Picking up where they left off at the end of last season, top seeds Damien Mudge and Ben Gould christened the brand-new Squash Doubles Association (SDA) tour in style by charging to victory this past weekend in the eighth annual $20,000 Maryland Club Open. In so doing, Mudge and Gould won their 20th tournament in 21 attempts over the last two-plus seasons, though the stern challenge they received in a sensational route-going (12-15 15-13 15-13 12-15 15-7) Sunday morning final from second seeds Manek Mathur and Yvain Badan constitutes a compelling augury of a rivalry that well may define the entire upcoming 2012-13 campaign.
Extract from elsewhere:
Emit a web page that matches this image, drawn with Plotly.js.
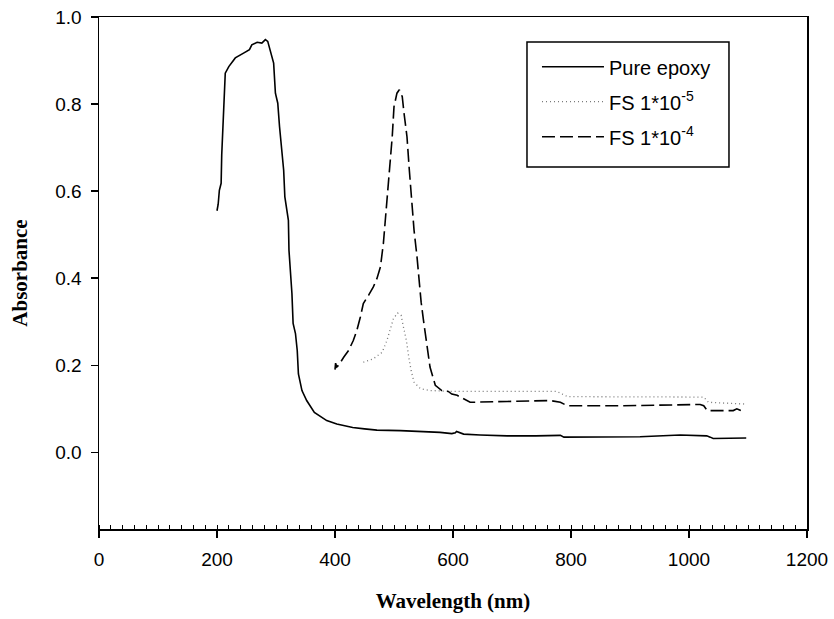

All but one of the seven main-draw matches either went to at least a fourth game or had one or more 15-14 tallies, which was also the case in five of the seven matches contested in the qualifying flights. John Russell and former PSA No. 1 John White saved a third-game triple-match-point-against them and wound up pushing Preston Quick and Matt Jenson to 13-all in the fifth, before White unaccountably slipped to the floor in the middle of the ensuing exchange, costing his team that point and giving his opponents the momentum to close the match out immediately thereafter. Quick and Jenson then played Mudge and Gould (first-round 3-0 winners over 2009 U. S. Pro champs Chris Walker and Mark Chaloner) much closer in the semis than the 15-9, 12 and 11 score implies, staying even through the first half of each game before the eventual champs made quick three- and four-point runs and closed each game from there.

Meanwhile, in the bottom half, former mid-2000’s Trinity College teammates Mathur and Badan first out-lasted qualifiers James Stout and Greg McArthur in four and then faced the newly formed pairing of Clive Leach and Paul Price, quarterfinal 15-13 in the fifth winners over Greg Park and Jonny Smith, in a semifinal match marked by contentious battling on the left wall, where Mathur noticeably out-played his veteran counterpart Price, who unsuccessfully tried everything he could to throw Mathur off his game, including refusing to shake hands with him at the match’s conclusion.

The outcome of the ensuing final appeared in severe doubt until the outset of the fifth game, during which Mudge and Gould, who had tinned more than usual in the early part of the match, each contributed front-side nicks to the 7-1 early margin that effectively sealed the eventual 15-7 outcome.